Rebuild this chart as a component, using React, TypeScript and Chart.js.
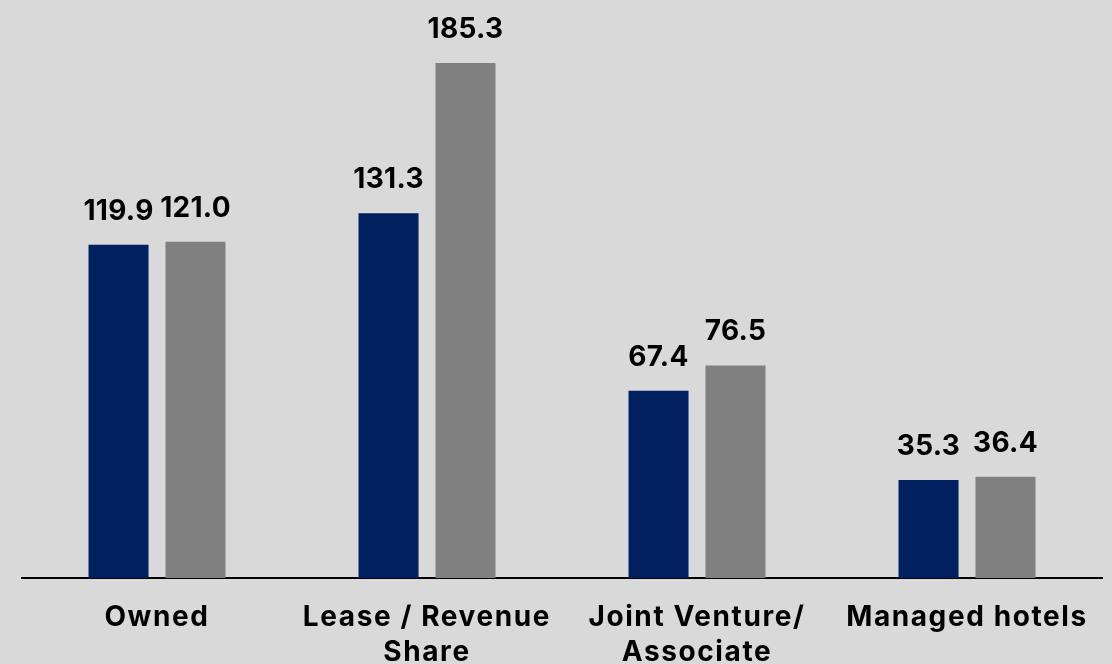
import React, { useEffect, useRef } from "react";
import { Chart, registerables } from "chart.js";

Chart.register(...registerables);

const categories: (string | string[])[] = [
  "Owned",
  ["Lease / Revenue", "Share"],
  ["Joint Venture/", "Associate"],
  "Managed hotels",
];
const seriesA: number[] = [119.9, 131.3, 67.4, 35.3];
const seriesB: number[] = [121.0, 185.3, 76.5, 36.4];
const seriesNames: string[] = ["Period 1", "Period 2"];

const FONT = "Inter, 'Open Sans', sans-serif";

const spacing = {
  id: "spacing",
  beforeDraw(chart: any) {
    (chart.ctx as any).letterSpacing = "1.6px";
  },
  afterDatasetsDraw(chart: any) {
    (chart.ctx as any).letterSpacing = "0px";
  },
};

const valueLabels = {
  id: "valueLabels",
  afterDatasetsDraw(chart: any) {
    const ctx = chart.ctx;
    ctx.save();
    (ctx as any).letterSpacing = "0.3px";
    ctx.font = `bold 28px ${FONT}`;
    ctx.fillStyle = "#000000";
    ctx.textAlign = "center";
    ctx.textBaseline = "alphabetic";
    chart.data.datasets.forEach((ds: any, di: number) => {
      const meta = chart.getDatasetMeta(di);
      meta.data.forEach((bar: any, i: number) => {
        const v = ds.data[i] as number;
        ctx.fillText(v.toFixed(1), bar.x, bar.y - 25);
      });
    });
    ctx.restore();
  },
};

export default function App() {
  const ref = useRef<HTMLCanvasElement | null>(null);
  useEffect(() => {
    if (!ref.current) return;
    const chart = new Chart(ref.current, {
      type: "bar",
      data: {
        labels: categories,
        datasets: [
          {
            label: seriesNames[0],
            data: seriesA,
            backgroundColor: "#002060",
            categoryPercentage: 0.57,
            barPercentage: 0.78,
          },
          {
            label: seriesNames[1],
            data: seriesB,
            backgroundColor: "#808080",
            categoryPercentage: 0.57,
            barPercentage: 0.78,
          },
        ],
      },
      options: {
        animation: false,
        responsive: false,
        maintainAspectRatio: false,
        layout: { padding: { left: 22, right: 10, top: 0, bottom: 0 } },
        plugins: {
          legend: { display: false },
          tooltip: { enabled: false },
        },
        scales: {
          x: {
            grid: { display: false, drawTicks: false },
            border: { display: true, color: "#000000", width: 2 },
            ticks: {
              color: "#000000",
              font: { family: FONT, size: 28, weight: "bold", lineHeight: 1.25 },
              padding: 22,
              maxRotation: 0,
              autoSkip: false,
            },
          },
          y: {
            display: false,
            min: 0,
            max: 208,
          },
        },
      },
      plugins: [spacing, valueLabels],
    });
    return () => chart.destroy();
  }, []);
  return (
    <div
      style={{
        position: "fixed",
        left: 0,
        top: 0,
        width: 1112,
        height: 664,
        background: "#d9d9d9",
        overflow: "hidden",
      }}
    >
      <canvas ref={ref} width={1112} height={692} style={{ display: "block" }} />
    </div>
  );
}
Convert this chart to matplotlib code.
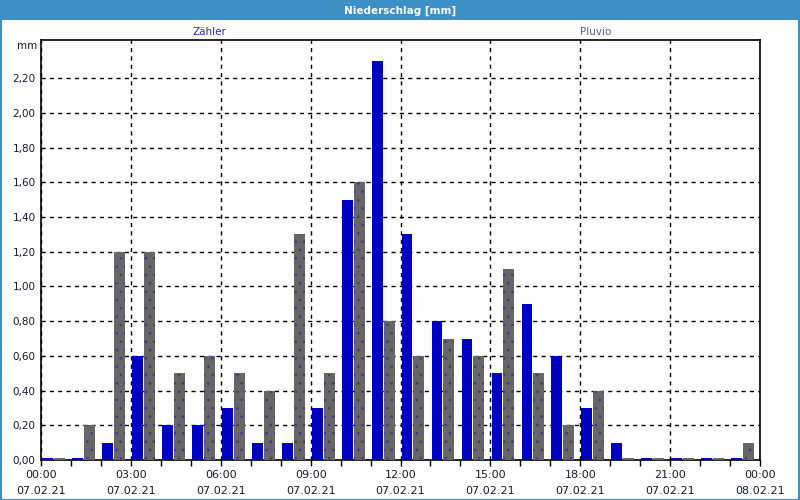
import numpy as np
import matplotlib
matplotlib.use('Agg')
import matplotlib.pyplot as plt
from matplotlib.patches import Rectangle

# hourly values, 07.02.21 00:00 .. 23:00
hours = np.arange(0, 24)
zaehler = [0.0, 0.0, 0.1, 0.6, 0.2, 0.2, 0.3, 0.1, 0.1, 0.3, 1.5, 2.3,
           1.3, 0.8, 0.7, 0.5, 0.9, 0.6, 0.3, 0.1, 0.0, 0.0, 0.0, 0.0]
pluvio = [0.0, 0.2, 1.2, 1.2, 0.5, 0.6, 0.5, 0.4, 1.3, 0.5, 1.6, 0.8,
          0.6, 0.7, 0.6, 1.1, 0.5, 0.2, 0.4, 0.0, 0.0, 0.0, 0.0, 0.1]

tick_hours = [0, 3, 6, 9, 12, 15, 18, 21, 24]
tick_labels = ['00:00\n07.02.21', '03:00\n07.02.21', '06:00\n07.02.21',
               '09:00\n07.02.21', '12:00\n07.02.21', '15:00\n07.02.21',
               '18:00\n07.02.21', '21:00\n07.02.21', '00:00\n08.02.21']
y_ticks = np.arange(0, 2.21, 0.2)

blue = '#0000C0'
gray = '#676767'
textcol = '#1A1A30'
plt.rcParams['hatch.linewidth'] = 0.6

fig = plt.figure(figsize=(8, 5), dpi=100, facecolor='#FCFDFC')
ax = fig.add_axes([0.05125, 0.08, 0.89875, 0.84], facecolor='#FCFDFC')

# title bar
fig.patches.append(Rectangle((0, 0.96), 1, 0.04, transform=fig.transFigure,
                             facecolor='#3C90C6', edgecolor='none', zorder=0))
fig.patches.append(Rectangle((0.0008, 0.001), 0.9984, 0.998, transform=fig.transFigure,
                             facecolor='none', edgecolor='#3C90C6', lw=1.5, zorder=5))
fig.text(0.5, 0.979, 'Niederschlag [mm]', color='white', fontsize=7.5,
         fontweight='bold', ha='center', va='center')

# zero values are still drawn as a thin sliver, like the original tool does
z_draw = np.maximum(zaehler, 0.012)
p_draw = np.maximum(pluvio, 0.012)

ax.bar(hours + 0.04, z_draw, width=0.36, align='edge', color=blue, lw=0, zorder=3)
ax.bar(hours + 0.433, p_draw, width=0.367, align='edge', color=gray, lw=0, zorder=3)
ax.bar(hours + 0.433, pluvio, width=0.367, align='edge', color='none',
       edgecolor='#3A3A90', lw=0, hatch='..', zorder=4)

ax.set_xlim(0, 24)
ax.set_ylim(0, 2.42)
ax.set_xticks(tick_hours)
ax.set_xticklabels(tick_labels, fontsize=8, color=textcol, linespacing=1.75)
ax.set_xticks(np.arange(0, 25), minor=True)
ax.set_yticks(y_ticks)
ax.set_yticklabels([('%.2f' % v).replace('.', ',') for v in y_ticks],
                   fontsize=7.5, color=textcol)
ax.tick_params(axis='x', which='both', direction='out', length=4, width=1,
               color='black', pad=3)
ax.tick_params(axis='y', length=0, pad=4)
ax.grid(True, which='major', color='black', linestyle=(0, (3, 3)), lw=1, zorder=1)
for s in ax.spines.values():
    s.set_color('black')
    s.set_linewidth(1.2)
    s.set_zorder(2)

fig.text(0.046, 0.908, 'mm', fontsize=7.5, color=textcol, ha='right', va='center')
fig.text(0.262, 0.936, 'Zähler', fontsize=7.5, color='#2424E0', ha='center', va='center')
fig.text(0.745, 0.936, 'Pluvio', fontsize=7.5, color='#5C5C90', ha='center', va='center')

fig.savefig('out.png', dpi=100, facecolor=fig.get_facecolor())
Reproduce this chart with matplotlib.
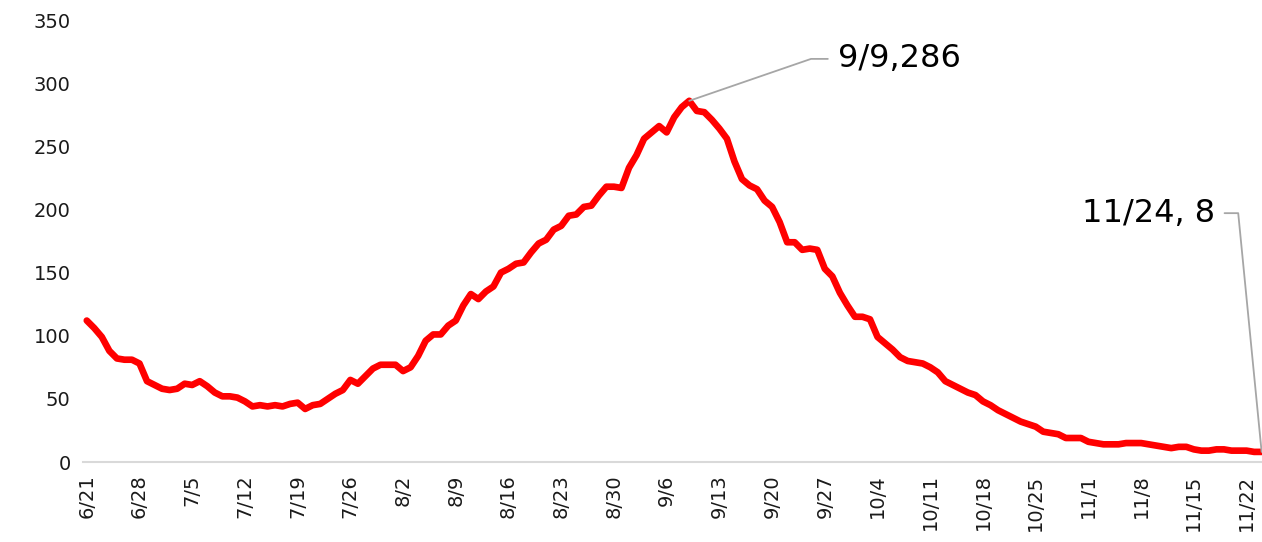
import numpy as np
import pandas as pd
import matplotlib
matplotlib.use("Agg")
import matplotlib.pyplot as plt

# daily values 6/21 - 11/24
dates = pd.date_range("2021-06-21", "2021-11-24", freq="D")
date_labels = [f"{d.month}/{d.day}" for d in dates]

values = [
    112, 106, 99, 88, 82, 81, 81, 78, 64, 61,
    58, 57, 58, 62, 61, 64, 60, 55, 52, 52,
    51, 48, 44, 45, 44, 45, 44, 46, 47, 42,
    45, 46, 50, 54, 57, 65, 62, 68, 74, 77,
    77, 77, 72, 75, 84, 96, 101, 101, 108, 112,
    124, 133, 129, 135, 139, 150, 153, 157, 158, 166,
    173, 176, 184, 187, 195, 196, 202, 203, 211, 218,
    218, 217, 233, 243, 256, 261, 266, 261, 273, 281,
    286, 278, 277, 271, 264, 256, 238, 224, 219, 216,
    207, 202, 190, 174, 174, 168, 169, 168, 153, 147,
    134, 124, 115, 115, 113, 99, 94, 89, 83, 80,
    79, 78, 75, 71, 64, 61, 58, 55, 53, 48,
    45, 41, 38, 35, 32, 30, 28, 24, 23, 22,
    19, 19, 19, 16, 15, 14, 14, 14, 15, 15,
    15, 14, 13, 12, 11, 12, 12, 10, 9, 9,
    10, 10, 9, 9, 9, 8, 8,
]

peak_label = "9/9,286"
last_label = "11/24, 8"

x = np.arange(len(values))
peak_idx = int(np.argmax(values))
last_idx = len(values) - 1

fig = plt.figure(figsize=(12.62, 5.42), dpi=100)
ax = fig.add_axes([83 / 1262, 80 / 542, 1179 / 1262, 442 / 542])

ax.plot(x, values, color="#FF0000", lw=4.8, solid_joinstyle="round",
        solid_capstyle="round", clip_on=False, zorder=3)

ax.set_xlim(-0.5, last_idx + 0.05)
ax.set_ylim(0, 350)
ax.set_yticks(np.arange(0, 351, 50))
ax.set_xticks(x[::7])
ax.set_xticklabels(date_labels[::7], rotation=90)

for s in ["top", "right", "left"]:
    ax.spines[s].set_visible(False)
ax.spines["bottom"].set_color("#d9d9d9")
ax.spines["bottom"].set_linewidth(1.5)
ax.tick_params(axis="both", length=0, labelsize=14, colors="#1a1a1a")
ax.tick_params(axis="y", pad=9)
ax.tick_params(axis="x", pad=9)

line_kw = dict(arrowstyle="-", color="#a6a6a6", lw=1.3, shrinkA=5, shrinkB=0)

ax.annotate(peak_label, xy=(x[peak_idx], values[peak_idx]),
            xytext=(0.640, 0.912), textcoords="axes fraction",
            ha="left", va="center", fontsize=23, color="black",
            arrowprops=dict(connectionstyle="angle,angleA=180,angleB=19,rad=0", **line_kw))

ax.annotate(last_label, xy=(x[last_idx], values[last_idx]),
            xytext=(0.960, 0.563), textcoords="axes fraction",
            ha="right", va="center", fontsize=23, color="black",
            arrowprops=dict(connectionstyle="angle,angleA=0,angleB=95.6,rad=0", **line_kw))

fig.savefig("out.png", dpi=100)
----------
= Work required =
Leaving the pictures out, write out exactly the lines from the line containing "Reproduce this chart with matplotlib." through the line containing "ax.set_xticklabels(date_labels[::7], rotation=90)", both included.

= Result below =
Reproduce this chart with matplotlib.
import numpy as np
import pandas as pd
import matplotlib
matplotlib.use("Agg")
import matplotlib.pyplot as plt

# daily values 6/21 - 11/24
dates = pd.date_range("2021-06-21", "2021-11-24", freq="D")
date_labels = [f"{d.month}/{d.day}" for d in dates]

values = [
    112, 106, 99, 88, 82, 81, 81, 78, 64, 61,
    58, 57, 58, 62, 61, 64, 60, 55, 52, 52,
    51, 48, 44, 45, 44, 45, 44, 46, 47, 42,
    45, 46, 50, 54, 57, 65, 62, 68, 74, 77,
    77, 77, 72, 75, 84, 96, 101, 101, 108, 112,
    124, 133, 129, 135, 139, 150, 153, 157, 158, 166,
    173, 176, 184, 187, 195, 196, 202, 203, 211, 218,
    218, 217, 233, 243, 256, 261, 266, 261, 273, 281,
    286, 278, 277, 271, 264, 256, 238, 224, 219, 216,
    207, 202, 190, 174, 174, 168, 169, 168, 153, 147,
    134, 124, 115, 115, 113, 99, 94, 89, 83, 80,
    79, 78, 75, 71, 64, 61, 58, 55, 53, 48,
    45, 41, 38, 35, 32, 30, 28, 24, 23, 22,
    19, 19, 19, 16, 15, 14, 14, 14, 15, 15,
    15, 14, 13, 12, 11, 12, 12, 10, 9, 9,
    10, 10, 9, 9, 9, 8, 8,
]

peak_label = "9/9,286"
last_label = "11/24, 8"

x = np.arange(len(values))
peak_idx = int(np.argmax(values))
last_idx = len(values) - 1

fig = plt.figure(figsize=(12.62, 5.42), dpi=100)
ax = fig.add_axes([83 / 1262, 80 / 542, 1179 / 1262, 442 / 542])

ax.plot(x, values, color="#FF0000", lw=4.8, solid_joinstyle="round",
        solid_capstyle="round", clip_on=False, zorder=3)

ax.set_xlim(-0.5, last_idx + 0.05)
ax.set_ylim(0, 350)
ax.set_yticks(np.arange(0, 351, 50))
ax.set_xticks(x[::7])
ax.set_xticklabels(date_labels[::7], rotation=90)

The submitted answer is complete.